JLCO with Wynton Marsalis in London - Bernstein’s compassionate generosity

Leonard Bernstein’s optimistic modernism united showtune, symphony and jazz into a single, outward-looking musical vision. This concert, part of the Barbican’s celebration of Bernstein’s centennial year, captured the compassionate generosity of Bernstein’s work through the opulent reeds, luxurious brass and rhythmic spring of the Jazz at Lincoln Center Orchestra (JLCO).

The evening opened with the fanfare of “Overture to Candide” recast for brass, followed by a burst of fast walking-bass swing to set tempo and mood. Slithery be-bop brass referenced the original Bernstein score, silky saxophone swells came in reply, then trumpeter Wynton Marsalis delivered a fistful of spikily articulate choruses to round out the JLCO aesthetic. Arranger Victor Goines followed on tenor sax, then a flurry of trombones, Latin jazz and solos for drums and bass.

The concert presented 11 richly reimagined Bernstein works ranging from “Lamentation” from Bernstein’s Symphony No.1 Jeremiah to the fragile solo piano piece “Touches”, presented as part of a three-song medley. Most, though, drew on Bernstein’s work for musical theatre, with arrangements by Richard DeRosa and JLCO trombonist Vincent Gardner that amplified Bernstein’s melodic flair and harmonic daring. And with Gardner setting the scene for each song, the evening progressed as a series of minutely observed tableaux.

The house lights remained on but dimmed, intensifying a somewhat distancing effect in a first half that included “Cool” from West Side Story and “Ain’t Got No Tears Left” from On the Town. The first grew tense with a rumbling undertow of mallets, the second was accurately introduced as “old testament Count Basie Orchestra”. The set ended with “Conversation Piece”, from Wonderful Town, a stop-start showstopper that captured the contours of an awkward conversation with a mix of dense collective improvisation and space.

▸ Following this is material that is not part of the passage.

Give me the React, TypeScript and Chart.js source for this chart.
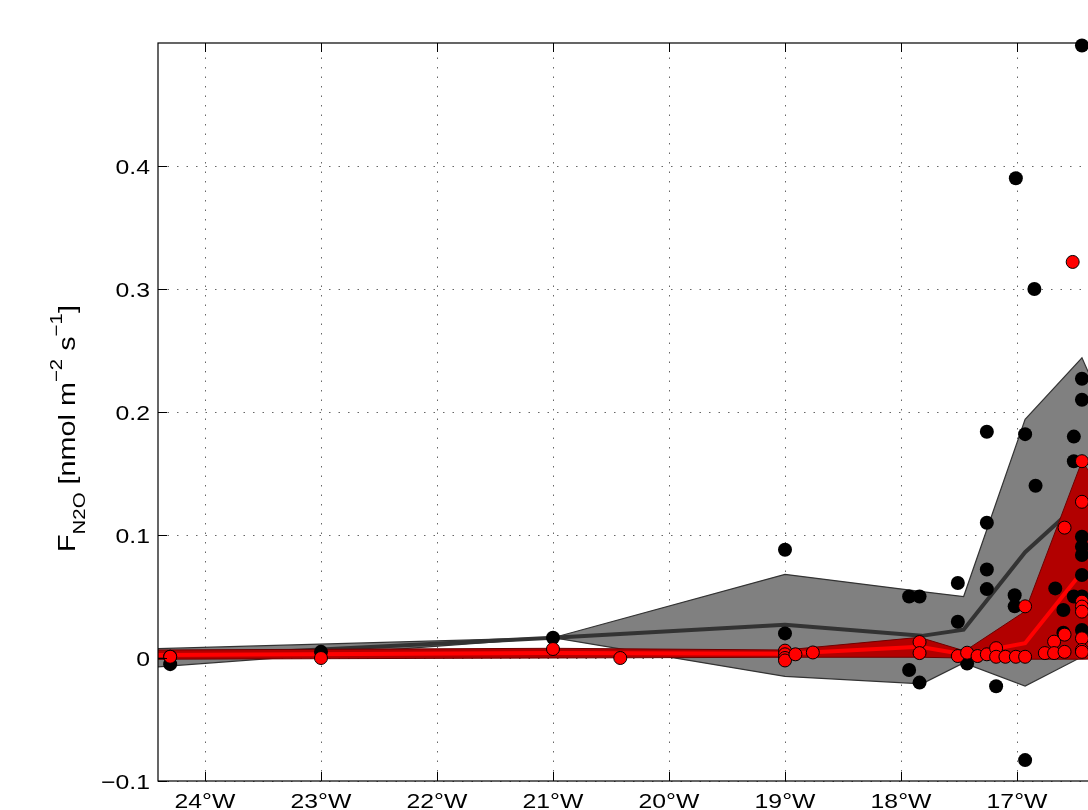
import React, { useEffect, useRef } from 'react';
import { Chart, registerables } from 'chart.js';

Chart.register(...registerables);

// ---------- axes ----------
const xMin = -24.405;
const xMax = -16.0;
const yMin = -0.1;
const yMax = 0.5;
const xTicks = [-24, -23, -22, -21, -20, -19, -18, -17, -16];
const xTickLabels = ['24°W', '23°W', '22°W', '21°W', '20°W', '19°W', '18°W', '17°W', '16°W'];
const yTicks = [-0.1, 0, 0.1, 0.2, 0.3, 0.4];
const yTickLabels = ['−0.1', '0', '0.1', '0.2', '0.3', '0.4'];

// ---------- individual samples ----------
const blackX = [
  -24.3, -24.3, -23.0, -21.0, -19.0, -19.0,
  -17.93, -17.84, -17.93, -17.84,
  -17.51, -17.51, -17.43,
  -17.26, -17.26, -17.26, -17.26, -17.18,
  -17.01, -17.02, -17.02,
  -16.93, -16.93, -16.85, -16.84,
  -16.67, -16.6, -16.6,
  -16.51, -16.51, -16.51,
  -16.44, -16.44, -16.44, -16.44, -16.44, -16.44, -16.44, -16.44, -16.44,
];
const blackY = [
  -0.005, 0.001, 0.005, 0.0165, 0.088, 0.02,
  0.05, 0.05, -0.0098, -0.02,
  0.061, 0.0295, -0.0045,
  0.184, 0.11, 0.072, 0.056, -0.023,
  0.39, 0.051, 0.042,
  0.182, -0.083, 0.3, 0.14,
  0.0566, 0.039, 0.0206,
  0.18, 0.16, 0.05,
  0.498, 0.227, 0.21, 0.0986, 0.0905, 0.0837, 0.0675, 0.05, 0.0228,
];

const redX = [
  -24.3, -23.0, -21.0, -20.42,
  -19.0, -19.0, -19.0, -19.0, -18.91, -18.76,
  -17.84, -17.84,
  -17.51, -17.43, -17.34, -17.26, -17.18, -17.18, -17.1, -17.01,
  -16.93, -16.93, -16.76, -16.68, -16.68,
  -16.59, -16.59, -16.59, -16.52,
  -16.44, -16.44, -16.44, -16.44, -16.44, -16.44, -16.44, -16.44,
];
const redY = [
  0.001, 0.0, 0.0073, 0.0,
  0.006, 0.003, 0.0, -0.002, 0.003, 0.0045,
  0.013, 0.004,
  0.0016, 0.0043, 0.0016, 0.003, 0.008, 0.001, 0.001, 0.001,
  0.001, 0.042, 0.004, 0.0133, 0.004,
  0.005, 0.019, 0.106, 0.322,
  0.16, 0.127, 0.0458, 0.0418, 0.0377, 0.016, 0.0065, 0.005,
];

// ---------- binned statistics (mean ± spread) ----------
const grayBinX = [-24.45, -21.0, -19.0, -17.82, -17.46, -16.93, -16.44, -16.0];
const grayUpper = [0.0075, 0.0165, 0.068, 0.054, 0.05, 0.194, 0.244, 0.15];
const grayMean = [0.0, 0.0165, 0.027, 0.018, 0.023, 0.086, 0.128, 0.07];
const grayLower = [-0.0075, 0.0165, -0.015, -0.021, -0.004, -0.0228, 0.001, 0.0];

const redBinX = [-24.45, -21.0, -19.0, -17.84, -17.45, -16.93, -16.44, -16.0];
const redUpper = [0.0065, 0.0079, 0.0065, 0.0168, 0.0057, 0.038, 0.16, 0.1];
const redMean = [0.0025, 0.004, 0.0035, 0.0092, 0.0028, 0.012, 0.07, 0.04];
const redLower = [-0.001, 0.0, 0.0006, 0.0006, 0.0, -0.001, -0.001, 0.0];

const FONT = '"Liberation Sans", Arial, Helvetica, sans-serif';
const STRETCH = 1.18;

const pts = (xs: number[], ys: number[]) => xs.map((x, i) => ({ x, y: ys[i] }));

function stretchedText(ctx: CanvasRenderingContext2D, text: string, x: number, y: number, align: 'left' | 'right' | 'center', stretch: number) {
  const w = ctx.measureText(text).width * stretch;
  let sx = x;
  if (align === 'right') sx = x - w;
  if (align === 'center') sx = x - w / 2;
  ctx.save();
  ctx.translate(sx, y);
  ctx.scale(stretch, 1);
  ctx.textAlign = 'left';
  ctx.fillText(text, 0, 0);
  ctx.restore();
  return w;
}

const axesPlugin = {
  id: 'matlabAxes',
  beforeDraw(chart: any) {
    const { ctx, width, height } = chart;
    ctx.save();
    ctx.fillStyle = '#ffffff';
    ctx.fillRect(0, 0, width, height);
    ctx.restore();
  },
  beforeDatasetsDraw(chart: any) {
    const { ctx, chartArea: a, scales } = chart;
    const xs = scales.x;
    const ys = scales.y;
    ctx.save();
    ctx.strokeStyle = 'rgba(0,0,0,0.6)';
    ctx.lineWidth = 1;
    ctx.setLineDash([1.5, 8]);
    xTicks.forEach((v) => {
      const px = Math.round(xs.getPixelForValue(v)) + 0.5;
      ctx.beginPath();
      ctx.moveTo(px, a.bottom);
      ctx.lineTo(px, a.top);
      ctx.stroke();
    });
    yTicks.forEach((v) => {
      const py = Math.round(ys.getPixelForValue(v)) + 0.5;
      ctx.beginPath();
      ctx.moveTo(a.left, py);
      ctx.lineTo(a.right, py);
      ctx.stroke();
    });
    ctx.restore();
  },
  afterDatasetsDraw(chart: any) {
    const { ctx, chartArea: a, scales } = chart;
    const xs = scales.x;
    const ys = scales.y;
    ctx.save();
    ctx.setLineDash([]);
    ctx.strokeStyle = '#000';
    ctx.lineWidth = 1.2;
    ctx.strokeRect(a.left, a.top, a.right - a.left, a.bottom - a.top);
    const TL = 9;
    ctx.lineWidth = 1;
    ctx.beginPath();
    xTicks.forEach((v) => {
      const px = Math.round(xs.getPixelForValue(v)) + 0.5;
      ctx.moveTo(px, a.bottom);
      ctx.lineTo(px, a.bottom - TL);
      ctx.moveTo(px, a.top);
      ctx.lineTo(px, a.top + TL);
    });
    yTicks.forEach((v) => {
      const py = Math.round(ys.getPixelForValue(v)) + 0.5;
      ctx.moveTo(a.left, py);
      ctx.lineTo(a.left + TL, py);
      ctx.moveTo(a.right, py);
      ctx.lineTo(a.right - TL, py);
    });
    ctx.stroke();

    // tick labels
    ctx.fillStyle = '#000';
    ctx.textBaseline = 'alphabetic';
    ctx.font = `21px ${FONT}`;
    yTicks.forEach((v, i) => {
      const py = ys.getPixelForValue(v);
      stretchedText(ctx, yTickLabels[i], a.left - 8, py + 7.5, 'right', STRETCH);
    });
    xTicks.forEach((v, i) => {
      const px = xs.getPixelForValue(v);
      stretchedText(ctx, xTickLabels[i], px, a.bottom + 27, 'center', STRETCH);
    });

    // y-axis title with sub/superscripts
    const segs = [
      { t: 'F', size: 24, dy: 0 },
      { t: 'N2O', size: 17, dy: 10 },
      { t: ' [nmol m', size: 24, dy: 0 },
      { t: '−2', size: 17, dy: -13 },
      { t: ' s', size: 24, dy: 0 },
      { t: '−1', size: 17, dy: -13 },
      { t: ']', size: 24, dy: 0 },
    ];
    ctx.translate(75, 552);
    ctx.rotate(-Math.PI / 2);
    let cx = 0;
    segs.forEach((s) => {
      ctx.font = `${s.size}px ${FONT}`;
      cx += stretchedText(ctx, s.t, cx, s.dy, 'left', 1.2);
    });
    ctx.restore();
  },
};

export default function App() {
  const ref = useRef<HTMLCanvasElement>(null);

  useEffect(() => {
    const canvas = ref.current;
    if (!canvas) return;
    const chart = new Chart(canvas, {
      type: 'line',
      data: {
        datasets: [
          {
            label: 'N2O flux (red)',
            data: pts(redX, redY),
            showLine: false,
            pointRadius: 6.5,
            pointBackgroundColor: '#ff0000',
            pointBorderColor: '#000000',
            pointBorderWidth: 1,
            clip: false,
          } as any,
          {
            label: 'N2O flux (black)',
            data: pts(blackX, blackY),
            showLine: false,
            pointRadius: 7,
            pointBackgroundColor: '#000000',
            pointBorderColor: '#000000',
            pointBorderWidth: 0,
            clip: false,
          } as any,
          {
            label: 'red mean',
            data: pts(redBinX, redMean),
            borderColor: '#ff0000',
            borderWidth: 4,
            pointRadius: 0,
            fill: false,
            tension: 0,
          },
          {
            label: 'red lower',
            data: pts(redBinX, redLower),
            borderColor: '#6e0000',
            borderWidth: 1,
            pointRadius: 0,
            fill: false,
          },
          {
            label: 'red upper',
            data: pts(redBinX, redUpper),
            borderColor: '#6e0000',
            borderWidth: 1,
            pointRadius: 0,
            fill: '-1',
            backgroundColor: '#b20000',
          },
          {
            label: 'gray mean',
            data: pts(grayBinX, grayMean),
            borderColor: '#333333',
            borderWidth: 4,
            pointRadius: 0,
            fill: false,
          },
          {
            label: 'gray lower',
            data: pts(grayBinX, grayLower),
            borderColor: '#333333',
            borderWidth: 1.2,
            pointRadius: 0,
            fill: false,
          },
          {
            label: 'gray upper',
            data: pts(grayBinX, grayUpper),
            borderColor: '#333333',
            borderWidth: 1.2,
            pointRadius: 0,
            fill: '-1',
            backgroundColor: '#808080',
          },
        ],
      },
      options: {
        responsive: false,
        animation: false,
        devicePixelRatio: 1,
        events: [],
        layout: {
          padding: { left: 158, top: 43, right: 1200 - 1133, bottom: 900 - 781 },
        },
        scales: {
          x: { type: 'linear', min: xMin, max: xMax, display: false },
          y: { type: 'linear', min: yMin, max: yMax, display: false },
        },
        plugins: {
          legend: { display: false },
          tooltip: { enabled: false },
          title: { display: false },
        },
      },
      plugins: [axesPlugin],
    });
    return () => chart.destroy();
  }, []);

  return (
    <div
      style={{
        position: 'fixed',
        left: 0,
        top: 0,
        width: 1088,
        height: 810,
        overflow: 'hidden',
        background: '#ffffff',
      }}
    >
      <canvas ref={ref} width={1200} height={900} style={{ display: 'block', width: 1200, height: 900 }} />
    </div>
  );
}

The details were finely worked, but it wasn’t until the second half that the concert became more than the sum of its parts and really engaged. “Dance at the Gym”, from West Side Story, was a sultry Latin slow-burn opener featuring brash Marsalis trumpet, the brass was velvet smooth on “Lucky to be Me” and trumpeter Marcus Printup was a moving lead voice on “Lamentation”. “Gloria in Excelsis” from Bernstein’s Mass chopped and changed decisively, and the medley ended with a reading of “Somewhere” that moved steadily from doubt to hope.

The concert closed with a sparsely accompanied Marsalis delivering a bittersweet and captivating “Some Other Time”. He returned for the encore, a small-group reading of Gershwin’s “Oh, Lady Be Good!”, to work wonders with a bowler hat mute, though here it seemed somewhat superfluous.